◆ Task objective
Leave the pictures out and quote every line from the start of the listing to the line with "const volTicks = [500000, 1000000, 1500000];", inclusive.

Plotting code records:

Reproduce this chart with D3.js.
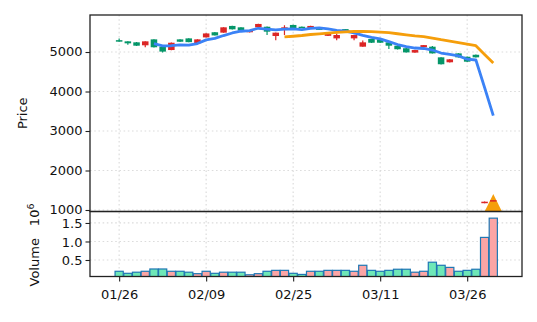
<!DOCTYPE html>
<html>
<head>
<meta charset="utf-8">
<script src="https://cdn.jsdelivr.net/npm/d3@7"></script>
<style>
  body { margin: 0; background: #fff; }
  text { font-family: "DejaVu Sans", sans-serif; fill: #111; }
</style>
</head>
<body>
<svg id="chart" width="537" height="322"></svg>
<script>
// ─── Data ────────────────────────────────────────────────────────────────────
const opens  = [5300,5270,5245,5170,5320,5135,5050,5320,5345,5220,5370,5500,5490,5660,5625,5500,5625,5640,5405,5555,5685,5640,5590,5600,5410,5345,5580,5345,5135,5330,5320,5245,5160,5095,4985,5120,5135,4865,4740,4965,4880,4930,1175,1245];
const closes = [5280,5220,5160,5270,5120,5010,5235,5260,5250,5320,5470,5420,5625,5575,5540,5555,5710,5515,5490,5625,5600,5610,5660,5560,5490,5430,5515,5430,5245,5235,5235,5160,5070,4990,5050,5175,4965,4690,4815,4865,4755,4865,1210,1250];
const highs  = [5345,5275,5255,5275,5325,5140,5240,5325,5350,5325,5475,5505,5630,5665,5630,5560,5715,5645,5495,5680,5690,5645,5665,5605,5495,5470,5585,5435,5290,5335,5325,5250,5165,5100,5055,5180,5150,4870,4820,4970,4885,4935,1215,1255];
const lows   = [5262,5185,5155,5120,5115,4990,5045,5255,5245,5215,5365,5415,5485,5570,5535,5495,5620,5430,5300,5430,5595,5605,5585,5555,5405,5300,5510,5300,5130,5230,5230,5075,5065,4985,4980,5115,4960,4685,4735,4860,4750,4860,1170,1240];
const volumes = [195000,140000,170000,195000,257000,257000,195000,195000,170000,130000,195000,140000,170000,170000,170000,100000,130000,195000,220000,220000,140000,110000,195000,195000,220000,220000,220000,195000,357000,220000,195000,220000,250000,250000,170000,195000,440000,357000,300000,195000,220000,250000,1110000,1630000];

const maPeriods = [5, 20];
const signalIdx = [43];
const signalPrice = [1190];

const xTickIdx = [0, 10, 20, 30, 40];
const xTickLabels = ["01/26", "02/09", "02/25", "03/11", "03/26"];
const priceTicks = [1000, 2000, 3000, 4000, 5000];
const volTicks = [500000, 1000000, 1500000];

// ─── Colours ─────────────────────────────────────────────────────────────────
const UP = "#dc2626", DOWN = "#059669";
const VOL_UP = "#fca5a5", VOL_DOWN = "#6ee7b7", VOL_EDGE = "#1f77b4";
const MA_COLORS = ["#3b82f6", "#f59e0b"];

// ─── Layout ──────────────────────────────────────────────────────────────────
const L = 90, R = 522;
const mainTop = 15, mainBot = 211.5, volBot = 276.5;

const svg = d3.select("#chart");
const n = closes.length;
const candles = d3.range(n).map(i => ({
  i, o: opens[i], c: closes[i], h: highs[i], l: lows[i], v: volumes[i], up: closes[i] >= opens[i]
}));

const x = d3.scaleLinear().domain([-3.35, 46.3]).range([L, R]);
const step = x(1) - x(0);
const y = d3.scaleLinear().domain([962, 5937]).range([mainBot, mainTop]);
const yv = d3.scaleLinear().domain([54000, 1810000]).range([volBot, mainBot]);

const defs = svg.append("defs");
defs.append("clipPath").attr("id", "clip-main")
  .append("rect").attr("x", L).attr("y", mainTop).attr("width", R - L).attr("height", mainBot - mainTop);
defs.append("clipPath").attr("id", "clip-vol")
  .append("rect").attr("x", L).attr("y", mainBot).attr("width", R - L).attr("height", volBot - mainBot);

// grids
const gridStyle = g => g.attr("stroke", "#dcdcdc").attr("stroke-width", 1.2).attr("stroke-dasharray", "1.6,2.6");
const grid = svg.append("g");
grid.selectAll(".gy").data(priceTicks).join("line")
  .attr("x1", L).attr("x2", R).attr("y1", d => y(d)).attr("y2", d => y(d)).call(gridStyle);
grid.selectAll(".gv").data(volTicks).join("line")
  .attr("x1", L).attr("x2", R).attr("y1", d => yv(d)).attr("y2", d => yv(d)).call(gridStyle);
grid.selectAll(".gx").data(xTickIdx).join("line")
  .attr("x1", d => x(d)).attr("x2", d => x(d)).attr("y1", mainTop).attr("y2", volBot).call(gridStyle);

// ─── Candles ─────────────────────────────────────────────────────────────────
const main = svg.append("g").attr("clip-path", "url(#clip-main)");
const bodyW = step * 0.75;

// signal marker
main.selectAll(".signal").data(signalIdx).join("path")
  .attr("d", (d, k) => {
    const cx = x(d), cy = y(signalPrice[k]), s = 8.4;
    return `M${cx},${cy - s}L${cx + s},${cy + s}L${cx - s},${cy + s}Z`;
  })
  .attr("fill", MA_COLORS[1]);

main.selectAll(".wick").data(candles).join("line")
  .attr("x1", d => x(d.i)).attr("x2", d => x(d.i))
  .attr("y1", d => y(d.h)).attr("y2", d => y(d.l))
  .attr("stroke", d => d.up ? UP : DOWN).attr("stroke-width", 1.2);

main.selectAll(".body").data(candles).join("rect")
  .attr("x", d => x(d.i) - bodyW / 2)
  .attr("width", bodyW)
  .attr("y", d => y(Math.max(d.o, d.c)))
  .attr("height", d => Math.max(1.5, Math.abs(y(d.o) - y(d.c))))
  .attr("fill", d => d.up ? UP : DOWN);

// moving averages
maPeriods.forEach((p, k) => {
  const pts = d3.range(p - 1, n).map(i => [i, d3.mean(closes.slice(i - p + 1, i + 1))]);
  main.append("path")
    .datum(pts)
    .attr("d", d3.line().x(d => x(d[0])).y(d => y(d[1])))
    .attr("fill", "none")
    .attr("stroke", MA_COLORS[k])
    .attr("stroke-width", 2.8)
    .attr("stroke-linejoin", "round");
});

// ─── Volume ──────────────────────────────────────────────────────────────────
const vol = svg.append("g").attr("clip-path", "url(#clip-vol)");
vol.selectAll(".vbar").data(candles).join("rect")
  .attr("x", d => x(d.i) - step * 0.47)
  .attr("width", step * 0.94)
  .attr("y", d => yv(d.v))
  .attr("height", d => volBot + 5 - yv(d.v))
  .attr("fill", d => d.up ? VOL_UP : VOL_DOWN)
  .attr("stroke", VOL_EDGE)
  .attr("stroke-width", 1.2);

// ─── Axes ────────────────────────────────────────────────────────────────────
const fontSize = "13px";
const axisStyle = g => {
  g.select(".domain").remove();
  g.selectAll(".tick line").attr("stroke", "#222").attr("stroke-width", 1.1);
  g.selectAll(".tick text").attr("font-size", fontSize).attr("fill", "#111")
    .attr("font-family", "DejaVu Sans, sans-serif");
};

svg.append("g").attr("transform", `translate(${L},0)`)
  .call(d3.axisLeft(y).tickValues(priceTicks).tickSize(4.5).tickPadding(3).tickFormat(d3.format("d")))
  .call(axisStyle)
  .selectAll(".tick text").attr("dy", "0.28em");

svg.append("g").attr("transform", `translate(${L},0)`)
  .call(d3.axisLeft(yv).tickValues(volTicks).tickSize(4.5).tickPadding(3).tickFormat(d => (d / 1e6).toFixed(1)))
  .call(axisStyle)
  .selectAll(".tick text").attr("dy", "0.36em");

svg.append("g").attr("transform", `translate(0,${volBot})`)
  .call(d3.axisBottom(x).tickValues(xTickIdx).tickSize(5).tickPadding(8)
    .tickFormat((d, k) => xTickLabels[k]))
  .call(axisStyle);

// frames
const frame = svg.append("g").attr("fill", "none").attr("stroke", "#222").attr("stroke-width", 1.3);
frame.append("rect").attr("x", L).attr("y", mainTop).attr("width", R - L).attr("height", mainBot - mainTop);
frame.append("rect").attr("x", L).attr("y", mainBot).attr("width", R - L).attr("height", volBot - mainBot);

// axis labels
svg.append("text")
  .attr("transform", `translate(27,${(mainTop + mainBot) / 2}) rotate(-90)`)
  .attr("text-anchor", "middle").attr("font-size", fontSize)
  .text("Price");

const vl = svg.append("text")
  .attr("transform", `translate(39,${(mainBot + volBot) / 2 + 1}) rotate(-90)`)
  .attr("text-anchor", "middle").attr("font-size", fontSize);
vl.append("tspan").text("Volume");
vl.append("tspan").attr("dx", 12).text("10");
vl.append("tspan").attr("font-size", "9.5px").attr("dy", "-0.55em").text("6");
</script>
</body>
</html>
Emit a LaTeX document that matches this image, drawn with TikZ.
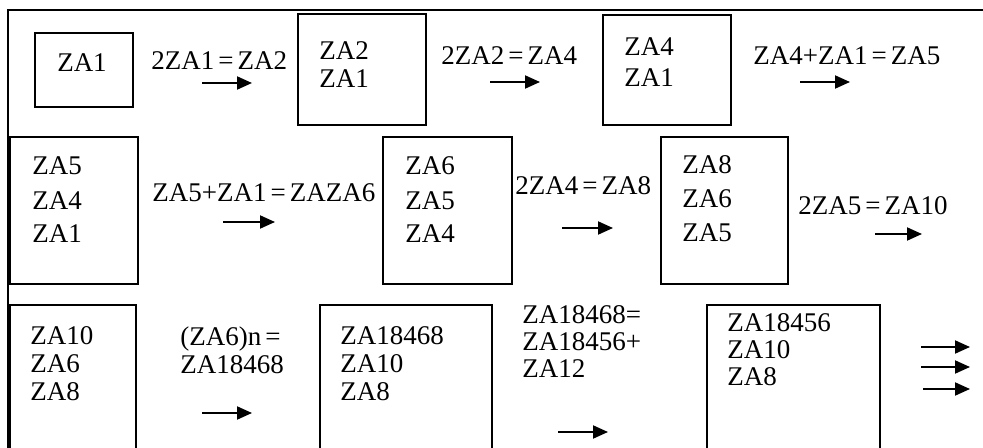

◆ Exercise solution
Reproduce this chart with D3.js.
<!DOCTYPE html>
<html>
<head>
<meta charset="utf-8">
<script src="https://cdn.jsdelivr.net/npm/d3@7"></script>
<style>
  body { margin: 0; background: #fff; }
  text { font-family: "DejaVu Sans", sans-serif; fill: #111; }
</style>
</head>
<body>
<svg id="chart" width="537" height="322"></svg>
<script>
// ─── Data ────────────────────────────────────────────────────────────────────
const opens  = [5300,5270,5245,5170,5320,5135,5050,5320,5345,5220,5370,5500,5490,5660,5625,5500,5625,5640,5405,5555,5685,5640,5590,5600,5410,5345,5580,5345,5135,5330,5320,5245,5160,5095,4985,5120,5135,4865,4740,4965,4880,4930,1175,1245];
const closes = [5280,5220,5160,5270,5120,5010,5235,5260,5250,5320,5470,5420,5625,5575,5540,5555,5710,5515,5490,5625,5600,5610,5660,5560,5490,5430,5515,5430,5245,5235,5235,5160,5070,4990,5050,5175,4965,4690,4815,4865,4755,4865,1210,1250];
const highs  = [5345,5275,5255,5275,5325,5140,5240,5325,5350,5325,5475,5505,5630,5665,5630,5560,5715,5645,5495,5680,5690,5645,5665,5605,5495,5470,5585,5435,5290,5335,5325,5250,5165,5100,5055,5180,5150,4870,4820,4970,4885,4935,1215,1255];
const lows   = [5262,5185,5155,5120,5115,4990,5045,5255,5245,5215,5365,5415,5485,5570,5535,5495,5620,5430,5300,5430,5595,5605,5585,5555,5405,5300,5510,5300,5130,5230,5230,5075,5065,4985,4980,5115,4960,4685,4735,4860,4750,4860,1170,1240];
const volumes = [195000,140000,170000,195000,257000,257000,195000,195000,170000,130000,195000,140000,170000,170000,170000,100000,130000,195000,220000,220000,140000,110000,195000,195000,220000,220000,220000,195000,357000,220000,195000,220000,250000,250000,170000,195000,440000,357000,300000,195000,220000,250000,1110000,1630000];

const maPeriods = [5, 20];
const signalIdx = [43];
const signalPrice = [1190];

const xTickIdx = [0, 10, 20, 30, 40];
const xTickLabels = ["01/26", "02/09", "02/25", "03/11", "03/26"];
const priceTicks = [1000, 2000, 3000, 4000, 5000];
const volTicks = [500000, 1000000, 1500000];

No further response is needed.